Requirement -> Find the string "using" and gather every line that holds it.

The input ->
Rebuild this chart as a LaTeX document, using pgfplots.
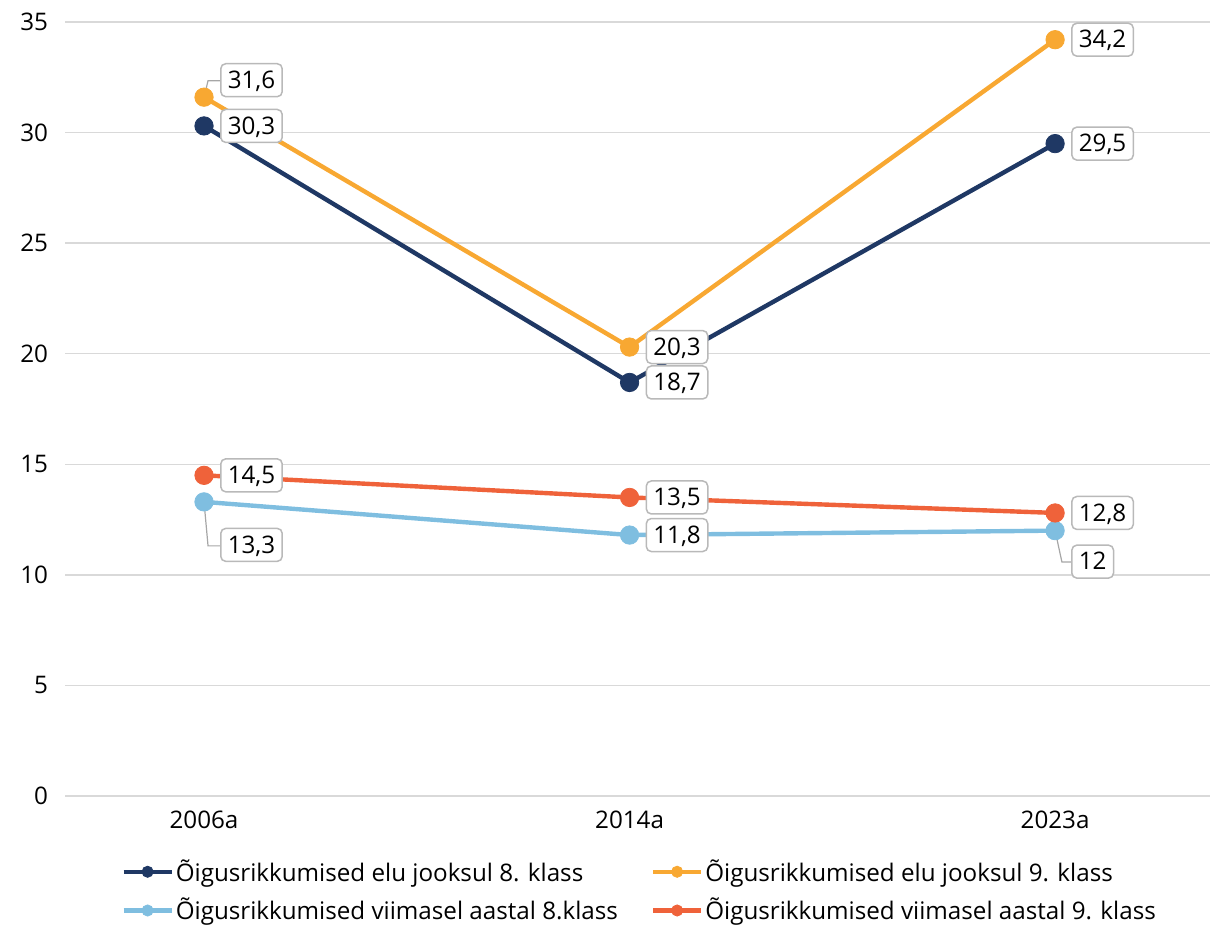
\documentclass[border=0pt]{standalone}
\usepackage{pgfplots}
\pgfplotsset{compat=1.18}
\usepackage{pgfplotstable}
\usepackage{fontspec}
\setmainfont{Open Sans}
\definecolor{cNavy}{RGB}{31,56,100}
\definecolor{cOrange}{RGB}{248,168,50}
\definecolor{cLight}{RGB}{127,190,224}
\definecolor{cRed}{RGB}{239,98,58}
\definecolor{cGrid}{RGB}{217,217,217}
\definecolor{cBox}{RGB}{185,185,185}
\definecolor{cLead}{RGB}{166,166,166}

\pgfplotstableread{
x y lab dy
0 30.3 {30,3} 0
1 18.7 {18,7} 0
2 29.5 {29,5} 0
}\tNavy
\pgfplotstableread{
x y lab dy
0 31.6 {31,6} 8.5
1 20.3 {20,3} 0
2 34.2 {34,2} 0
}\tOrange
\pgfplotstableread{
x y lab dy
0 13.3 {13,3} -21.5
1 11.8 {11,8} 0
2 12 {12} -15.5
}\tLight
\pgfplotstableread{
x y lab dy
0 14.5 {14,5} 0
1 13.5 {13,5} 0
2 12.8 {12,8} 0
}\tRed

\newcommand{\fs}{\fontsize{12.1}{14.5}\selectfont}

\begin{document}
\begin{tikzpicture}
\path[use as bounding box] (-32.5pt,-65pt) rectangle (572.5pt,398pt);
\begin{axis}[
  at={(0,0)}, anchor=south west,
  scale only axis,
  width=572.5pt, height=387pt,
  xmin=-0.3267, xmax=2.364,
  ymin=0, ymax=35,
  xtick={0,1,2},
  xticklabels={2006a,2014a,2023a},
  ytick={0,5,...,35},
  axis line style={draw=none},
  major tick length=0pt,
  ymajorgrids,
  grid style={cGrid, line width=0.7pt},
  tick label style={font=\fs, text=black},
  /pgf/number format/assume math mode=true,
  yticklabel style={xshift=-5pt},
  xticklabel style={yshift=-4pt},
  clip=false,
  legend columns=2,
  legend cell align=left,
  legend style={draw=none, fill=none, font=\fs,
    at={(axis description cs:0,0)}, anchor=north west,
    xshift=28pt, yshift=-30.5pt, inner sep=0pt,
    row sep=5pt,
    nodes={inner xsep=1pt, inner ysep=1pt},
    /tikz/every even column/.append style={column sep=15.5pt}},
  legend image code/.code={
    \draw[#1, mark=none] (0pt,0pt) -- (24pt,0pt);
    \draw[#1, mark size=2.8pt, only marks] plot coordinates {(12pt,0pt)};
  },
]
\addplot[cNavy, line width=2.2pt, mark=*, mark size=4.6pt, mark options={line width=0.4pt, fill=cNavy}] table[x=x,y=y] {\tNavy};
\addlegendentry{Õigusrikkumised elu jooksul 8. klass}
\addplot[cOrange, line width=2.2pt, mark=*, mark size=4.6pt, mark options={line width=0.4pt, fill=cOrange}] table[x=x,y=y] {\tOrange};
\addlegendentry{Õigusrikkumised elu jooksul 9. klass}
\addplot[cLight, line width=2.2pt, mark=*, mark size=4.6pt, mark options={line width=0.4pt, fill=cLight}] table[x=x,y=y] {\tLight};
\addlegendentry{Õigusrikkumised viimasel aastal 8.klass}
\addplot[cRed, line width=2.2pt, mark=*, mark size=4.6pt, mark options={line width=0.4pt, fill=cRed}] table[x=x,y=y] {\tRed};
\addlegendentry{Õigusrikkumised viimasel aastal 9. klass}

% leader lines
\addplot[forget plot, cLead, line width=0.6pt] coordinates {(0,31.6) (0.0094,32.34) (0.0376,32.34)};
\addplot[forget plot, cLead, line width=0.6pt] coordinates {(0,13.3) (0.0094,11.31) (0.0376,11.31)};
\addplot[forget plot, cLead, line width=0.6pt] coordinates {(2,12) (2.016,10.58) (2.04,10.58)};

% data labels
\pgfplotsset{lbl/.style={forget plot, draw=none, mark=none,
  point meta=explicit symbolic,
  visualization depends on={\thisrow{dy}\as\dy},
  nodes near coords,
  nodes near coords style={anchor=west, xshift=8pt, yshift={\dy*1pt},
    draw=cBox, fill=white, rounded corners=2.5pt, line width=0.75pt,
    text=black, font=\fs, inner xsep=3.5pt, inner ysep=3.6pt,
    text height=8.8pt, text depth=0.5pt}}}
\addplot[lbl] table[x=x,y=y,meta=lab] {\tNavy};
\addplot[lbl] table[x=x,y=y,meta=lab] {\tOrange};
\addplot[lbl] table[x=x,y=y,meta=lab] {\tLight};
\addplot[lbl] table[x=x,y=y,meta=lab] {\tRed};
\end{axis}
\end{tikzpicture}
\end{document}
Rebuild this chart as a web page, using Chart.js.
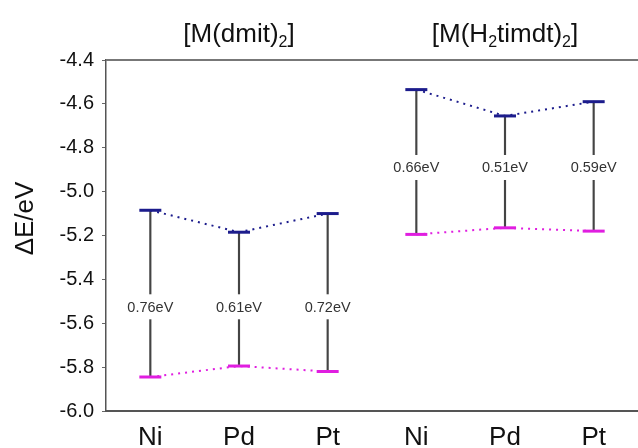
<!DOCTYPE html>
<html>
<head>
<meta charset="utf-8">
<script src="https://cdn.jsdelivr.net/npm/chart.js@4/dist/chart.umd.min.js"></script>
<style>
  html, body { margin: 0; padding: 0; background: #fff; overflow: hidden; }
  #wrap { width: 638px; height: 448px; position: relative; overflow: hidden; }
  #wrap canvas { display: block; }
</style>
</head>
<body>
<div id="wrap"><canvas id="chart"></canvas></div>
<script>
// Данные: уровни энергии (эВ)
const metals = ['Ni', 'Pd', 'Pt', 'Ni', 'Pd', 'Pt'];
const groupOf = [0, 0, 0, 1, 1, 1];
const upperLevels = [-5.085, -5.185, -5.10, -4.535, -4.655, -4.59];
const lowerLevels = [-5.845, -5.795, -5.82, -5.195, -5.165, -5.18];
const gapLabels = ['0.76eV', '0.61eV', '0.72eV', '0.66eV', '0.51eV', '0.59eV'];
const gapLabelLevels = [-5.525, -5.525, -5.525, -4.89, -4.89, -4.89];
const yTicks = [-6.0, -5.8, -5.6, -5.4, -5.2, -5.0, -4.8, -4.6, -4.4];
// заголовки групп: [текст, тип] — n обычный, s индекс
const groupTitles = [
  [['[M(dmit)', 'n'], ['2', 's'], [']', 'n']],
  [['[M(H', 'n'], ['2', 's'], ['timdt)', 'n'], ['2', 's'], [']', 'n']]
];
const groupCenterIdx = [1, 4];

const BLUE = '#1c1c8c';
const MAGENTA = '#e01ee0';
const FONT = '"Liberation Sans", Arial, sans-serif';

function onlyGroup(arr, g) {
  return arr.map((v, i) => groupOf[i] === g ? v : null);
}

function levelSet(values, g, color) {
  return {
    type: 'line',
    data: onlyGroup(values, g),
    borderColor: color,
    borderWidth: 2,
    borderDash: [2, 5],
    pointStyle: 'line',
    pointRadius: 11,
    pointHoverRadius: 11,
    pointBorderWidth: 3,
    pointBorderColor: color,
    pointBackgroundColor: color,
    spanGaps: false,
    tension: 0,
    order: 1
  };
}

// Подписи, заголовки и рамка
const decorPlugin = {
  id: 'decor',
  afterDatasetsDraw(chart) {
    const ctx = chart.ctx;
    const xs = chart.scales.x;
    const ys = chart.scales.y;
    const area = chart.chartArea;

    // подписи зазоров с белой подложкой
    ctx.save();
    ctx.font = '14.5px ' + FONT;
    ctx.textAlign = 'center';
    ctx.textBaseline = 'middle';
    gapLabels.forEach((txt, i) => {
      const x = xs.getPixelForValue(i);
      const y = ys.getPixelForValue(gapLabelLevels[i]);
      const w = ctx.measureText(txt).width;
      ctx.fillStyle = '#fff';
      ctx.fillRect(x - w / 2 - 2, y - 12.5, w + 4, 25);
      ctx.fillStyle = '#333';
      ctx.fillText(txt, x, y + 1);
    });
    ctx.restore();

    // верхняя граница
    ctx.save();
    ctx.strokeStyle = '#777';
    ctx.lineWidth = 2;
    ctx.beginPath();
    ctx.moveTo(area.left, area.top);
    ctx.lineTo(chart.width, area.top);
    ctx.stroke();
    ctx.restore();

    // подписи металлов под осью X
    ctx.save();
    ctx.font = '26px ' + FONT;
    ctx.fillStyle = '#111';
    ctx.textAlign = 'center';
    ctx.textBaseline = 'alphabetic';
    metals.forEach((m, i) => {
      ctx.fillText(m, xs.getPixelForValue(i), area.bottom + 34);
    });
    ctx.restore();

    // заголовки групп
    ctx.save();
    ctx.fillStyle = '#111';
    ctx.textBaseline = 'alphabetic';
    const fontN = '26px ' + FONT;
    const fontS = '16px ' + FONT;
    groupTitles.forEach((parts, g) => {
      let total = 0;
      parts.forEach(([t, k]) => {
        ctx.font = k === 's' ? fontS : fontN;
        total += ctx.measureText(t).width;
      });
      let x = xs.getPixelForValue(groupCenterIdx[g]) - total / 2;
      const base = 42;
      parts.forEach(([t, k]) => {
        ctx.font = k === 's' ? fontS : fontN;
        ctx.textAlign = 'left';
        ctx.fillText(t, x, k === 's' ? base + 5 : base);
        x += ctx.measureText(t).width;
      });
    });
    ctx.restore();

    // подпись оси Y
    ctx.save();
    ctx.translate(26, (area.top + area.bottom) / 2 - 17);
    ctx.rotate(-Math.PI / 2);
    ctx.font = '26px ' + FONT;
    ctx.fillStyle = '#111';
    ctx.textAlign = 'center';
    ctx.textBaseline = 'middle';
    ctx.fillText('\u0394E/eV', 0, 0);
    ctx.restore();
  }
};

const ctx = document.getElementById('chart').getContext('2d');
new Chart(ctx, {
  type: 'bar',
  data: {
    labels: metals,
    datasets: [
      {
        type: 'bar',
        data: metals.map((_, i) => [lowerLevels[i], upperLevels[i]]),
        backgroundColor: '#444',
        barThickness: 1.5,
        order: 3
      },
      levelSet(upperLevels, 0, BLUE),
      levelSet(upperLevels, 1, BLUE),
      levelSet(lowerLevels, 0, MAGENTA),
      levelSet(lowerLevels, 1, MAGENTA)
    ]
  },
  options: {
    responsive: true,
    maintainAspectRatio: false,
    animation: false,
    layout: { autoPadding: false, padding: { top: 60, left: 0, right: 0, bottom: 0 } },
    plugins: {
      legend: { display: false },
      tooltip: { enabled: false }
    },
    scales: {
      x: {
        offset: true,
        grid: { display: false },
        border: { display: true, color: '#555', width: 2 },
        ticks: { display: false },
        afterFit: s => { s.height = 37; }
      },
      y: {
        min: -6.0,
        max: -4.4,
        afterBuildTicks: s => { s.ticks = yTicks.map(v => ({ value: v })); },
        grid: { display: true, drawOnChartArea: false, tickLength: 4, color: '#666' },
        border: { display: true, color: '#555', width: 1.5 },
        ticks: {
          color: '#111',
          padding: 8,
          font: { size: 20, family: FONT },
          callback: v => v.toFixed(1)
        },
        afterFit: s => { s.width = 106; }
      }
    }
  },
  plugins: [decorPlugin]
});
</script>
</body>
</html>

Full answer ->
Rebuild this chart as a LaTeX document, using pgfplots.
Rebuild this chart as a web page, using Chart.js.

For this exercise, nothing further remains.